Two days before she died, Reeva met with her former boyfriend Warren Lahoud. She had considered postponing the meeting, but Oscar insisted in a message that she see him because he had a dentist appointment. It was hardly an example of the possessive and jealous boyfriend the state was trying to portray.
However, in interviews after Reeva’s death, Lahoud spoke about how Oscar repeatedly called Reeva during their short coffee meeting and he thought the sportsman’s behaviour was odd.
Later that same day Oscar referred to a physiotherapist appointment where he was to have his shoulder looked at. Oscar had claimed that he slept on the left side of the bed because his right shoulder was hurt – for Roux, this was evidence of the injury.
Moller was asked to read the messages right up to the last one in which Oscar told Reeva he would be home at about 6pm that evening: ‘Please stay and do whatever it was you were going to do ’.
Roux had shown the court there was far more to the messages than
merely the arguments on which the state had relied. Those arguments made up a minuscule number amongst the hundreds of messages the couple sent each other daily over the brief period they dated.
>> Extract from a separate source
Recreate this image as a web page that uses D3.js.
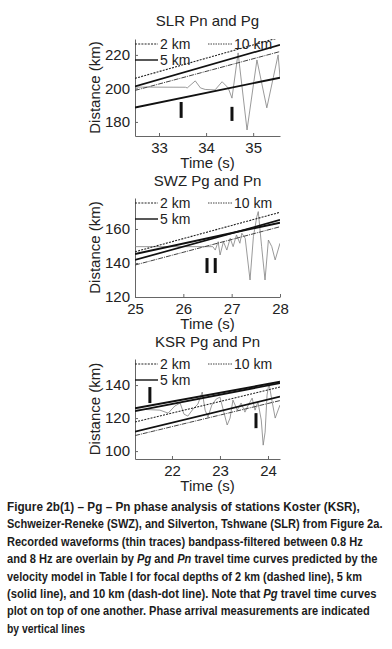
<!DOCTYPE html>
<html>
<head>
<meta charset="utf-8">
<script src="https://cdn.jsdelivr.net/npm/d3@7"></script>
<style>
  body { margin: 0; background: #fff; }
  svg { display: block; }
</style>
</head>
<body>
<div id="chart"></div>
<script>
// ---------- data ----------
// SLR
const slrXTicks = [33, 34, 35];
const slrYTicks = [180, 200, 220];
const slrXDomain = [32.49, 35.57];
const slrYDomain = [171.6, 229.5];
const slrTrace = [
  [32.49, 200.8], [33.56, 200.7], [33.60, 200.3], [33.77, 204.5], [33.88, 200.3],
  [33.98, 199.4], [34.19, 199.1], [34.34, 204.0], [34.47, 200.3], [34.55, 194.2],
  [34.68, 221.2], [34.87, 175.2], [35.08, 217.0], [35.29, 188.4], [35.53, 220.0],
  [35.57, 206.8]
];
const slrPn2 = [[32.49, 206.0], [35.57, 230.5]];
const slrPn5 = [[32.49, 201.2], [35.57, 226.0]];
const slrPn10 = [[32.49, 198.8], [35.57, 222.0]];
const slrPg = [[32.49, 188.6], [35.57, 206.4]];
const slrPicks = [[33.47, 182.4, 191.9], [34.55, 180.6, 189.0]];

// SWZ
const swzXTicks = [25, 26, 27, 28];
const swzYTicks = [120, 140, 160];
const swzXDomain = [25, 28];
const swzYDomain = [120, 178.2];
const swzTrace = [
  [25.00, 149.6], [26.61, 149.6], [26.66, 147.6], [26.72, 152.5], [26.76, 144.7],
  [26.83, 152.5], [26.90, 147.6], [26.97, 154.5], [27.03, 149.6], [27.10, 156.5],
  [27.17, 151.6], [27.21, 157.5], [27.28, 154.5], [27.38, 130.0], [27.45, 155.5],
  [27.52, 167.2], [27.55, 170.2], [27.62, 149.6], [27.69, 130.0], [27.76, 153.5],
  [27.83, 149.6], [27.90, 141.8], [28.00, 151.6]
];
const swzPn2 = [[25, 146.6], [28, 169.8]];
const swzPn5 = [[25, 141.8], [28, 165.3]];
const swzPn10 = [[25, 138.8], [28, 161.3]];
const swzPg = [[25, 145.3], [28, 163.7]];
const swzPicks = [[26.49, 134.1, 142.9], [26.66, 134.1, 142.9]];

// KSR
const ksrXTicks = [22, 23, 24];
const ksrYTicks = [100, 120, 140];
const ksrXDomain = [21.23, 24.25];
const ksrYDomain = [95.2, 155.8];
const ksrTrace = [
  [21.23, 125.5], [21.75, 124.8], [21.92, 123.0], [22.06, 127.3], [22.17, 129.1],
  [22.25, 122.4], [22.33, 121.2], [22.44, 125.5], [22.54, 128.5], [22.63, 135.8],
  [22.69, 124.8], [22.75, 120.6], [22.83, 127.9], [22.92, 131.5], [23.00, 132.7],
  [23.08, 123.6], [23.15, 115.8], [23.21, 120.0], [23.27, 130.9], [23.36, 124.8],
  [23.44, 129.1], [23.52, 123.6], [23.58, 127.3], [23.67, 132.1], [23.73, 124.8],
  [23.79, 129.7], [23.86, 118.8], [23.90, 103.6], [23.94, 111.5], [23.98, 133.9],
  [24.02, 141.2], [24.08, 130.9], [24.15, 120.0], [24.21, 124.8], [24.25, 127.9]
];
const ksrPn2 = [[21.23, 117.6], [24.25, 138.8]];
const ksrPn5 = [[21.23, 111.8], [24.25, 133.0]];
const ksrPn10 = [[21.23, 109.4], [24.25, 130.6]];
const ksrPg = [[21.23, 125.9], [24.25, 142.0]];
const ksrPg5 = [[21.23, 124.2], [24.25, 141.2]];
const ksrPicks = [[21.54, 129.1, 138.8], [23.75, 113.9, 123.0]];

const legendLabels = ["2 km", "5 km", "10 km"];

const captionLines = [
  [["Figure 2b(1) – Pg – Pn phase analysis of stations Koster (KSR),", false]],
  [["Schweizer-Reneke (SWZ), and Silverton, Tshwane (SLR) from Figure 2a.", false]],
  [["Recorded waveforms (thin traces) bandpass-filtered between 0.8 Hz", false]],
  [["and 8 Hz are overlain by ", false], ["Pg", true], [" and ", false], ["Pn", true],
   [" travel time curves predicted by the", false]],
  [["velocity model in Table I for focal depths of 2 km (dashed line), 5 km", false]],
  [["(solid line), and 10 km (dash-dot line). Note that ", false], ["Pg", true],
   [" travel time curves", false]],
  [["plot on top of one another. Phase arrival measurements are indicated", false]],
  [["by vertical lines", false]]
];

// ---------- layout ----------
const W = 392, H = 649;
const plotLeft = 135, plotRight = 280;
const font = "'Liberation Sans', Arial, Helvetica, sans-serif";
const ink = "#222";

const panels = [
  { title: "SLR Pn and Pg", top: 39, bottom: 136, titleY: 26,
    xDomain: slrXDomain, yDomain: slrYDomain, xTicks: slrXTicks, yTicks: slrYTicks,
    trace: slrTrace, pn2: slrPn2, pn5: slrPn5, pn10: slrPn10, pg: [slrPg], picks: slrPicks },
  { title: "SWZ Pg and Pn", top: 198, bottom: 297, titleY: 186,
    xDomain: swzXDomain, yDomain: swzYDomain, xTicks: swzXTicks, yTicks: swzYTicks,
    trace: swzTrace, pn2: swzPn2, pn5: swzPn5, pn10: swzPn10, pg: [swzPg], picks: swzPicks },
  { title: "KSR Pg and Pn", top: 359, bottom: 459, titleY: 347,
    xDomain: ksrXDomain, yDomain: ksrYDomain, xTicks: ksrXTicks, yTicks: ksrYTicks,
    trace: ksrTrace, pn2: ksrPn2, pn5: ksrPn5, pn10: ksrPn10, pg: [ksrPg, ksrPg5], picks: ksrPicks }
];

const svg = d3.select("#chart").append("svg")
  .attr("width", W)
  .attr("height", H)
  .style("font-family", font);

const lineStyles = {
  pn2:  { width: 1.1, dash: "2,1.2", color: "#222" },
  pn5:  { width: 1.7, dash: null, color: "#111" },
  pn10: { width: 1.0, dash: "5,1,1,1", color: "#444" },
  pg:   { width: 1.9, dash: null, color: "#111" }
};

panels.forEach((p, i) => drawPanel(p, i));

function drawPanel(p, i) {
  const x = d3.scaleLinear().domain(p.xDomain).range([plotLeft, plotRight]);
  const y = d3.scaleLinear().domain(p.yDomain).range([p.bottom, p.top]);
  const g = svg.append("g");

  const clipId = "clip" + i;
  svg.append("clipPath").attr("id", clipId)
    .append("rect")
    .attr("x", plotLeft).attr("y", p.top)
    .attr("width", plotRight - plotLeft).attr("height", p.bottom - p.top);

  // title
  g.append("text")
    .attr("x", (plotLeft + plotRight) / 2)
    .attr("y", p.titleY)
    .attr("text-anchor", "middle")
    .style("font-size", "15px")
    .style("fill", ink)
    .text(p.title);

  // axes (ticks point inward)
  const yAxis = g.append("g")
    .attr("transform", `translate(${plotLeft},0)`)
    .call(d3.axisLeft(y).tickValues(p.yTicks).tickFormat(d3.format("d"))
      .tickSizeInner(-3).tickSizeOuter(0).tickPadding(5));
  const xAxis = g.append("g")
    .attr("transform", `translate(0,${p.bottom})`)
    .call(d3.axisBottom(x).tickValues(p.xTicks).tickFormat(d3.format("d"))
      .tickSizeInner(-3).tickSizeOuter(0).tickPadding(6));
  [xAxis, yAxis].forEach(a => {
    a.select(".domain").attr("stroke", "#666");
    a.selectAll(".tick line").attr("stroke", "#666");
    a.selectAll(".tick text")
      .style("font-size", "15px")
      .style("font-family", font)
      .attr("fill", ink);
  });

  g.append("text")
    .attr("x", (plotLeft + plotRight) / 2)
    .attr("y", p.bottom + 32)
    .attr("text-anchor", "middle")
    .style("font-size", "15px")
    .style("fill", ink)
    .text("Time (s)");

  g.append("text")
    .attr("transform", `translate(100,${(p.top + p.bottom) / 2}) rotate(-90)`)
    .attr("text-anchor", "middle")
    .style("font-size", "15px")
    .style("fill", ink)
    .text("Distance (km)");

  const plot = g.append("g").attr("clip-path", `url(#${clipId})`);
  const line = d3.line().x(d => x(d[0])).y(d => y(d[1]));

  // waveform
  plot.append("path")
    .datum(p.trace)
    .attr("fill", "none")
    .attr("stroke", "#808080")
    .attr("stroke-width", 0.8)
    .attr("d", line);

  // travel time curves
  const curves = [["pn10", p.pn10], ["pn2", p.pn2], ["pn5", p.pn5]]
    .concat(p.pg.map(c => ["pg", c]));
  curves.forEach(([k, c]) => {
    const s = lineStyles[k];
    plot.append("path")
      .datum(c)
      .attr("fill", "none")
      .attr("stroke", s.color)
      .attr("stroke-width", s.width)
      .attr("stroke-dasharray", s.dash)
      .attr("d", line);
  });

  // phase picks
  plot.selectAll(".pick")
    .data(p.picks)
    .join("line")
    .attr("x1", d => x(d[0])).attr("x2", d => x(d[0]))
    .attr("y1", d => y(d[1])).attr("y2", d => y(d[2]))
    .attr("stroke", "#111")
    .attr("stroke-width", 3);

  // legend
  const legendPos = [
    { key: "pn2", x0: plotLeft, x1: plotLeft + 23, dy: 5 },
    { key: "pn5", x0: plotLeft, x1: plotLeft + 23, dy: 21 },
    { key: "pn10", x0: plotLeft + 73, x1: plotLeft + 97, dy: 5 }
  ];
  legendLabels.forEach((lab, j) => {
    const lp = legendPos[j];
    const s = lineStyles[lp.key];
    g.append("line")
      .attr("x1", lp.x0).attr("x2", lp.x1)
      .attr("y1", p.top + lp.dy).attr("y2", p.top + lp.dy)
      .attr("stroke", s.color)
      .attr("stroke-width", Math.min(s.width, 1.4))
      .attr("stroke-dasharray", lp.key === "pn10" ? "1.5,1" : s.dash);
    g.append("text")
      .attr("x", lp.x1 + 2)
      .attr("y", p.top + lp.dy)
      .attr("dy", "0.36em")
      .style("font-size", "14px")
      .style("fill", ink)
      .text(lab);
  });
}

// caption
const capStartX = 7, capTop = 511, capStep = 17.4;
const capWidths = [353, 376, 356, 371, 355, 370, 363, 78];
captionLines.forEach((segs, i) => {
  const t = svg.append("text")
    .attr("x", capStartX)
    .attr("y", capTop + i * capStep)
    .style("font-size", "12px")
    .style("font-weight", "bold")
    .style("fill", "#1c1c1c");
  segs.forEach(([s, it]) => {
    t.append("tspan").style("font-style", it ? "italic" : "normal").text(s);
  });
  const w = t.node().getComputedTextLength();
  const k = capWidths[i] / w;
  t.attr("transform", `translate(${capStartX},0) scale(${k},1) translate(${-capStartX},0)`);
});
</script>
</body>
</html>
Yes, the advocate pointed out, there were instances of unhappiness and arguments. But is this unusual for a couple? He didn’t believe so.
In re-examination Nel looked at what was not in the messages – the state and the defence had both identified specific messages to argue a particular point, but what was missing? Almost all the communication was short messages. The only long messages in their entire collection were the unhappy, angry ones.
The evidence of Captain Moller set out two things for both the state and the defence. Firstly, it provided a timeline of events. Logged calls and data are indisputable and they tracked the movements and actions of the parties involved. Secondly, it provided insight into the relationship. Most importantly, it provided the prosecution team with statements from a dead woman in which she described in her own words the concerns she had about the behaviour of her boyfriend. Reeva’s ‘I’m scared of u sometimes’ were the powerful words abused women related to, and in some people’s eyes nullified every ‘I’m sorry, but …’ excuse provided by an abusive partner. It didn’t matter how many loving words the couple exchanged in the months they dated, as laboured by the defence; it was the instances of apparent fear and belittlement that the state believed characterised the relationship.
Moller’s boss Colonel Mike Sales was called to testify about the iPads the police seized at Oscar’s house. In the weeks before the trial this evidence had caused some controversy, with reports suggesting that Internet browser history showed that someone had been visiting pornographic websites while Oscar claimed to be spending a relaxing evening with his girlfriend. The articles – their accuracy untested – spurred public debate on whether a man viewing porn amounted to infidelity, and further speculation that perhaps the couple were viewing porn together.